▶ Given exercise: Search the data for the string "this" and gather each line it is in.

▶ Extracted data:
***

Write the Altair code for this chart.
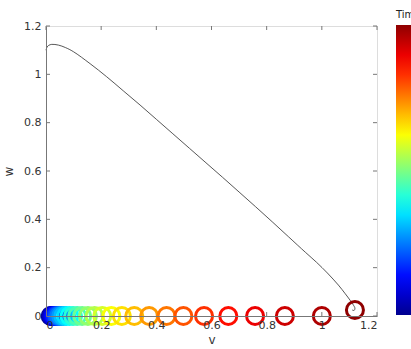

***

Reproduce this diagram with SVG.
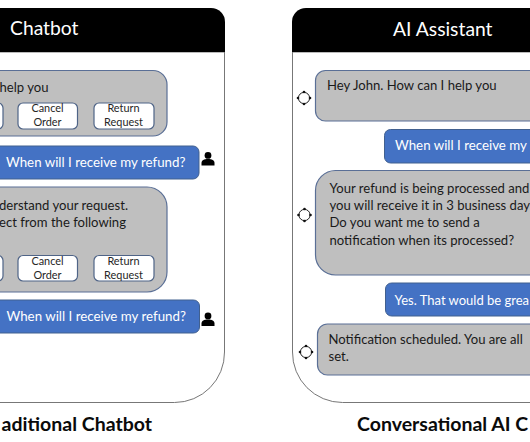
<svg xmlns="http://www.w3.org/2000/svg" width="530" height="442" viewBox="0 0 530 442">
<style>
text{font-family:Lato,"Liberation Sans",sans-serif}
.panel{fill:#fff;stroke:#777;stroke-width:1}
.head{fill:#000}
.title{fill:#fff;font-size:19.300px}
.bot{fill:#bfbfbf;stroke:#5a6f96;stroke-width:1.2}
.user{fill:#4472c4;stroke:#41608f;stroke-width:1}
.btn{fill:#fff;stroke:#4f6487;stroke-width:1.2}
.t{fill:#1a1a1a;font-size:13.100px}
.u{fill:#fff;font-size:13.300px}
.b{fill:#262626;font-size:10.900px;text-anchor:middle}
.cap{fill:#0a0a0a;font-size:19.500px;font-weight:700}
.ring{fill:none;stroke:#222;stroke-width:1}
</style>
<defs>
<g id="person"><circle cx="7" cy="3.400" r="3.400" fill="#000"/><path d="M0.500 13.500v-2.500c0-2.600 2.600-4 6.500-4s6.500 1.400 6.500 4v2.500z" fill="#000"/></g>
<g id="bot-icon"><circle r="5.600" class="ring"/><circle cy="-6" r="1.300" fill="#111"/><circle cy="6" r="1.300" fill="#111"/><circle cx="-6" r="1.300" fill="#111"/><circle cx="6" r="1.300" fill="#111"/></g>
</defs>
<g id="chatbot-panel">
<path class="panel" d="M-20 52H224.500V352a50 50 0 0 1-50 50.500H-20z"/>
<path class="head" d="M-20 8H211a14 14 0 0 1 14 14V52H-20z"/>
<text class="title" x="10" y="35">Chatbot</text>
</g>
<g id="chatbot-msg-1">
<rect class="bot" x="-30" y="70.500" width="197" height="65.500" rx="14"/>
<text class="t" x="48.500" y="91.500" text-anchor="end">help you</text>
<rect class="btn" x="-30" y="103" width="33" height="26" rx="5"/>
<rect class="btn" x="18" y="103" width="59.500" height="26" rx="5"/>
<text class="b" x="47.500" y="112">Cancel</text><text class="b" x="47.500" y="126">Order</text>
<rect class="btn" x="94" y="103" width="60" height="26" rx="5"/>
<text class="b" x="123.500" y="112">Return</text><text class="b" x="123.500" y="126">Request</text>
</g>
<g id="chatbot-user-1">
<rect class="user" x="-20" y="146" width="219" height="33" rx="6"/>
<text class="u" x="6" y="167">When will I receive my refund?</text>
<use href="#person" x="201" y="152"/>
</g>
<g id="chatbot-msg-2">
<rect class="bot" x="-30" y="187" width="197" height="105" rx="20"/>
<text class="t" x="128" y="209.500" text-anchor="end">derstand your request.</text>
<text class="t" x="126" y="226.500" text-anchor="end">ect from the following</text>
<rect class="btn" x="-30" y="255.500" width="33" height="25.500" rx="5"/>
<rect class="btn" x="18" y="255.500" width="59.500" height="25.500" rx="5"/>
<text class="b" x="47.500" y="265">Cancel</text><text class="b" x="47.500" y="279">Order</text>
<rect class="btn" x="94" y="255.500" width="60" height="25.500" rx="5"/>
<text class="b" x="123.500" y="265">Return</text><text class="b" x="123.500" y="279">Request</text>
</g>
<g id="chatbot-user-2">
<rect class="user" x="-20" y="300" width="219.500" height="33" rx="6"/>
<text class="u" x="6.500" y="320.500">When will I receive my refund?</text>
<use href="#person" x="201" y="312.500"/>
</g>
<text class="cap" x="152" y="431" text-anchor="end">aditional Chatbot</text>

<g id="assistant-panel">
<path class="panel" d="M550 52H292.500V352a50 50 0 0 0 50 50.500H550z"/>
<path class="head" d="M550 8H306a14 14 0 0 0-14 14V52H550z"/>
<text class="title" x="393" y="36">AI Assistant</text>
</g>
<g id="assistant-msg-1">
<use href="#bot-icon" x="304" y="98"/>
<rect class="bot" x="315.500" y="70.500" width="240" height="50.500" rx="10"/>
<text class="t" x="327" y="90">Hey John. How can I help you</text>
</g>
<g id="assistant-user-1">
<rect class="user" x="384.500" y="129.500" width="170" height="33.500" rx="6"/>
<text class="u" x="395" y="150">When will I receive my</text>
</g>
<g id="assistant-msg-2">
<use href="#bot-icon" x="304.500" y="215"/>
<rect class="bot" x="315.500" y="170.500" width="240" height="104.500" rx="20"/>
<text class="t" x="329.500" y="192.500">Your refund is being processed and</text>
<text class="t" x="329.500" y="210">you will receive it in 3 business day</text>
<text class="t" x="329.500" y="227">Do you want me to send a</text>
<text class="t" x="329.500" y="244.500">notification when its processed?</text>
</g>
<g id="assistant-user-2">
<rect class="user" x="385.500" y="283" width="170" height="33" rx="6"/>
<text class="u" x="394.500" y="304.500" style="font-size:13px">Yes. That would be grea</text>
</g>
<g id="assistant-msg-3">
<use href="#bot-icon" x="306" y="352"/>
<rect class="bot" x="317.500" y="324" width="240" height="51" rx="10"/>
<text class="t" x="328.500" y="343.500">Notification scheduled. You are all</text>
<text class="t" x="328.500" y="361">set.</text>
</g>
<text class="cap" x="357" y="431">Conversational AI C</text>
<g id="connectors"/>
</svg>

***

▶ Solution below:
Write the Altair code for this chart.
Reproduce this diagram with SVG.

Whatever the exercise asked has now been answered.